/---

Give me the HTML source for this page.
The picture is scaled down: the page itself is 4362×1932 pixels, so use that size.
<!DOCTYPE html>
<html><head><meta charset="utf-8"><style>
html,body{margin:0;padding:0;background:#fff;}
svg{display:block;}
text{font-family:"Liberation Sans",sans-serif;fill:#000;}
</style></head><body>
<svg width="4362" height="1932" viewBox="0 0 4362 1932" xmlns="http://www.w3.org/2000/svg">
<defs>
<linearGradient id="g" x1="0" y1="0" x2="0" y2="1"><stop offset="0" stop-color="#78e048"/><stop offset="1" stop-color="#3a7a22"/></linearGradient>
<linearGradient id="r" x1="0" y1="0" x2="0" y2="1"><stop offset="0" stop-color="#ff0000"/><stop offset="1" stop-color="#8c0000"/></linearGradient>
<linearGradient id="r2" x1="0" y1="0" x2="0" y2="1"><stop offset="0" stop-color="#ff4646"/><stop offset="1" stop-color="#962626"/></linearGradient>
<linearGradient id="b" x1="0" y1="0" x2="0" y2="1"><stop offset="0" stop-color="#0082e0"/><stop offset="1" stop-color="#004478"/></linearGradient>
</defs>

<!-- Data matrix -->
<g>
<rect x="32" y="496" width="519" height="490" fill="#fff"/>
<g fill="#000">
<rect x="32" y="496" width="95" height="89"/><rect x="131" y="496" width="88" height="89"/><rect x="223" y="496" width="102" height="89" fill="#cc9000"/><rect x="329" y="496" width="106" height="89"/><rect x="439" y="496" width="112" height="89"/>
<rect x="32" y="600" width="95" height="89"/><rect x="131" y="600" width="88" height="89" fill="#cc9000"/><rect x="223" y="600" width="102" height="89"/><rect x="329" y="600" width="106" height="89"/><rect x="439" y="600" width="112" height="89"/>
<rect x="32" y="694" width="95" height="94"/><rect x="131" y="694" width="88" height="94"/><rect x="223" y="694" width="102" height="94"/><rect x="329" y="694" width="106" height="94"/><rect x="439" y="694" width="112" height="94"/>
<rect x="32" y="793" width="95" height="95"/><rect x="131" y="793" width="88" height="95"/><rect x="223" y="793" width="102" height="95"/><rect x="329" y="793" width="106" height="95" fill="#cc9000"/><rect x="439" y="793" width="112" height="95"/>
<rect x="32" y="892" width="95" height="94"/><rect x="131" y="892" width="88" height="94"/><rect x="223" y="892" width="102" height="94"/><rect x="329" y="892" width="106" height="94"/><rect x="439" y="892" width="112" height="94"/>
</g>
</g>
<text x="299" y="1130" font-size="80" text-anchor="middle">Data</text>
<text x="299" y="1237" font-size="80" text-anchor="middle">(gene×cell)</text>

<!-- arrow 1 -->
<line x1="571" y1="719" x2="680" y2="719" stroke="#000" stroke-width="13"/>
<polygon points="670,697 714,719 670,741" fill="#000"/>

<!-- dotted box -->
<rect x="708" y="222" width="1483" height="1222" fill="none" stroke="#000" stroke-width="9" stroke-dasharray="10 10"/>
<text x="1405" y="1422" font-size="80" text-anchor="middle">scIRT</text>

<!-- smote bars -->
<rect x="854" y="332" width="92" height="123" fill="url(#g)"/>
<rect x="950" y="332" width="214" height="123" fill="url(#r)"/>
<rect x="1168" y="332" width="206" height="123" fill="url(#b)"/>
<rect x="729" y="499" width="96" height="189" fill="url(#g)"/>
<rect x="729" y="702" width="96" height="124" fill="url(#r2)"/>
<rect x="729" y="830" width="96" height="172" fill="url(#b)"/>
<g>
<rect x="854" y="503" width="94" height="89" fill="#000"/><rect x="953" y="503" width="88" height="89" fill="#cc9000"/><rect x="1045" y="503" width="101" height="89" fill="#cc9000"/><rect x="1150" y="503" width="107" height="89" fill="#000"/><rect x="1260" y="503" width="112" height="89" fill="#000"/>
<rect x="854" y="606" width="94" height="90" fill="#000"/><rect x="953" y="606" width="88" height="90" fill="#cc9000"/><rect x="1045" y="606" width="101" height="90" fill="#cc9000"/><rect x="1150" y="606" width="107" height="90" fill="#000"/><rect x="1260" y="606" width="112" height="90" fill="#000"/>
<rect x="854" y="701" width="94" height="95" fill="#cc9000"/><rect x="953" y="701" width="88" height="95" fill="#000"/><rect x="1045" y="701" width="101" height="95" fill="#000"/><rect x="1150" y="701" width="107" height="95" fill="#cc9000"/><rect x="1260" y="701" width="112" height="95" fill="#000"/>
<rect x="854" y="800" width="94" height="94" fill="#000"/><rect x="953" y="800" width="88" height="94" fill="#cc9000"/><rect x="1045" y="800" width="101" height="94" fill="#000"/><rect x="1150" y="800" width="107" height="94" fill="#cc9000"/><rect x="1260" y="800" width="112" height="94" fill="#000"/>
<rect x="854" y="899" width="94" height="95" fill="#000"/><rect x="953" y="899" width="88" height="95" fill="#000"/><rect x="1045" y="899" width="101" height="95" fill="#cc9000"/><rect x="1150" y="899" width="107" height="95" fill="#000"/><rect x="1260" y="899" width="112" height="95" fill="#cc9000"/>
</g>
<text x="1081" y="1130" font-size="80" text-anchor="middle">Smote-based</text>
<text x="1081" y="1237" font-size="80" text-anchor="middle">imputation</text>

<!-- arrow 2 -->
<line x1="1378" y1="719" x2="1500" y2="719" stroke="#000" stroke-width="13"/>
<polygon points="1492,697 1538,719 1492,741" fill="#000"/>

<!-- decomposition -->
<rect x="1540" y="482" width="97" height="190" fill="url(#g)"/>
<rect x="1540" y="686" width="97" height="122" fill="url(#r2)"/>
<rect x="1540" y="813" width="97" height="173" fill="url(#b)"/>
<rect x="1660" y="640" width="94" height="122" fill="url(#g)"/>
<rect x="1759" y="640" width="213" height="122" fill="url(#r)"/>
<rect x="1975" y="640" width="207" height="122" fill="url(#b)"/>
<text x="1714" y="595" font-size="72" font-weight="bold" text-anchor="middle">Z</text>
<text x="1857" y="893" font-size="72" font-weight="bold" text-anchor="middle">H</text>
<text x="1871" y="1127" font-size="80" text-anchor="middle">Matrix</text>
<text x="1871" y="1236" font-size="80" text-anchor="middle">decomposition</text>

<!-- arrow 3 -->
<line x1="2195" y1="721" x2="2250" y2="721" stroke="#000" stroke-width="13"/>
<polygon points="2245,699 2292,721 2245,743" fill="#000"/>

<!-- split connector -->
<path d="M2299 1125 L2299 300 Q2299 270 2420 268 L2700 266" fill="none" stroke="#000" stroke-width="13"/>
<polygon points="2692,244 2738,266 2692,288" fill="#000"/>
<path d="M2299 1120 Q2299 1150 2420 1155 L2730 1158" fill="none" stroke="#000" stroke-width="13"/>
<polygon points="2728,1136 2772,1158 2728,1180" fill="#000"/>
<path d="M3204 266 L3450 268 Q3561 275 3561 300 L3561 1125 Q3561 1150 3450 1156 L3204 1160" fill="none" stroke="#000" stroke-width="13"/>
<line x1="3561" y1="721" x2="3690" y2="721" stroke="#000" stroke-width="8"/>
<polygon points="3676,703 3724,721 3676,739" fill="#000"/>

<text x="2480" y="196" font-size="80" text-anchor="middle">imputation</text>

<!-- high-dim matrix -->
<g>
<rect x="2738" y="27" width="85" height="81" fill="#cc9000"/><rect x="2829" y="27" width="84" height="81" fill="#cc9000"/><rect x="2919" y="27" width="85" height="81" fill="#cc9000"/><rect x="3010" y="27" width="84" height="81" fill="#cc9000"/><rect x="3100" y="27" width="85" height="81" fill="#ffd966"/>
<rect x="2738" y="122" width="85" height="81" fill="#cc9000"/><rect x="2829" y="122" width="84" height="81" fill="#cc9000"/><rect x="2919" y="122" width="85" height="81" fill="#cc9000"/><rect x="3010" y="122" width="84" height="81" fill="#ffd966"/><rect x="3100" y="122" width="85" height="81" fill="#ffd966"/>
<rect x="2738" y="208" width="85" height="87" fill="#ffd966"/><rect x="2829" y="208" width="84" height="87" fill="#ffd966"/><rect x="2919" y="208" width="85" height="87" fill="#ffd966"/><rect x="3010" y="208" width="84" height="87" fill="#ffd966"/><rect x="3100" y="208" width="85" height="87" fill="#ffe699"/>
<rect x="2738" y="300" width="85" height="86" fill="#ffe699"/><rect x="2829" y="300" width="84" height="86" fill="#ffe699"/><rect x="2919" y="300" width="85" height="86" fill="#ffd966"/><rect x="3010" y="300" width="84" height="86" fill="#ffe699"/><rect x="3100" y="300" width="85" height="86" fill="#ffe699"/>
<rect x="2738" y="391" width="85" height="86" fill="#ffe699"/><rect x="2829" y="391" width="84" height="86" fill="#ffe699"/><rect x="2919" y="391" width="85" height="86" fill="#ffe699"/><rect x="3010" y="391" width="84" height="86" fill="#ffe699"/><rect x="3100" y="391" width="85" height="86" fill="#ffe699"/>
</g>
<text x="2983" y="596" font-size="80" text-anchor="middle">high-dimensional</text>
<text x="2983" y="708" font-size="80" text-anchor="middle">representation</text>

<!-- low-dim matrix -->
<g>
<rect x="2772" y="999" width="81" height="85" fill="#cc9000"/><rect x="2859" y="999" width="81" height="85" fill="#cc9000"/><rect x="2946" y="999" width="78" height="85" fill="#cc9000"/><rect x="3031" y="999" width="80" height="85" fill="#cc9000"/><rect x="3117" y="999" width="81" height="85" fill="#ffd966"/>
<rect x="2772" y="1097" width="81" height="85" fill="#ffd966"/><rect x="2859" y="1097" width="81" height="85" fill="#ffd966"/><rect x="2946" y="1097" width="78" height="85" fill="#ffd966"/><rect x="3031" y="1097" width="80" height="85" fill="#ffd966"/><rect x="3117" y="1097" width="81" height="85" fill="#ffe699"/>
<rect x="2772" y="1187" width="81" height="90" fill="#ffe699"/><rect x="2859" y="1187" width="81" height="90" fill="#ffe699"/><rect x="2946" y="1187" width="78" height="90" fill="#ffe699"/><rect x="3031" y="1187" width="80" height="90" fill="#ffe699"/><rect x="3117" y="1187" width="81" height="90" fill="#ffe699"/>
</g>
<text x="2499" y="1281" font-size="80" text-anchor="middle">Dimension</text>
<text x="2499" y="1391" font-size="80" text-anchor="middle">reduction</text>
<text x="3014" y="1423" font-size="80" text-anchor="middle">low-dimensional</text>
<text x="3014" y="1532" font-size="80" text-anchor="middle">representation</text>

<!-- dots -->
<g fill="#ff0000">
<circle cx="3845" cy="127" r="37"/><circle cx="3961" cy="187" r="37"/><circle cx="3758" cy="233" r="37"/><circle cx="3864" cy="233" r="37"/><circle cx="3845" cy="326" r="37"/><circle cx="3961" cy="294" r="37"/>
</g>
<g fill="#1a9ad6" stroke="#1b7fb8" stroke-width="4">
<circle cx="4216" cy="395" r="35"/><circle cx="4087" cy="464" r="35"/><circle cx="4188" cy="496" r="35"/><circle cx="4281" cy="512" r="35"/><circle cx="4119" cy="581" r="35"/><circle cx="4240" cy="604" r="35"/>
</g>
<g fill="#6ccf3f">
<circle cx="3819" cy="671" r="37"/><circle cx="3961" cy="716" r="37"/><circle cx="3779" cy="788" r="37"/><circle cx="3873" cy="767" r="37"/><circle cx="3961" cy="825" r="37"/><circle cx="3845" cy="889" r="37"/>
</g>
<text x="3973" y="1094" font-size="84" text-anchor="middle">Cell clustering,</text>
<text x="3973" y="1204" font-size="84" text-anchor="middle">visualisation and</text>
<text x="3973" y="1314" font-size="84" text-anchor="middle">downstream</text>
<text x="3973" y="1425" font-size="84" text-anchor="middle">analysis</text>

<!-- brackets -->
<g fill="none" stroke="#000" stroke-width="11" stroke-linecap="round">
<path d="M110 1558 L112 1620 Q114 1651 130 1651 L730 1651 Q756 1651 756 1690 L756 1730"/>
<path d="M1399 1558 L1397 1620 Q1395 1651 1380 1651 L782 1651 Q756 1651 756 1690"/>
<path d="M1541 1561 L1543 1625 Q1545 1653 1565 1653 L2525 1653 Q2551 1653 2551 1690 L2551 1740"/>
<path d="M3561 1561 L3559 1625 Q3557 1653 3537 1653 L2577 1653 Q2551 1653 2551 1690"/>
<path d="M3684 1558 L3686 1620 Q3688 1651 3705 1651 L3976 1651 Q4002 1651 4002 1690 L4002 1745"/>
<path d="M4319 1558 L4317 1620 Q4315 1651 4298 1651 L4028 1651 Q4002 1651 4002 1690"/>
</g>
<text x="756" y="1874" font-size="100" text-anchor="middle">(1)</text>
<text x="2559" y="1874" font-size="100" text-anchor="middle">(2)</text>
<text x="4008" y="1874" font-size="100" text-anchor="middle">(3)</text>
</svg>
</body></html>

\---

#### WORK TO DO
Find the lines containing "page" and list every one of them.

#### RESPONSE BELOW
Give me the HTML source for this page.
The picture is scaled down: the page itself is 4362×1932 pixels, so use that size.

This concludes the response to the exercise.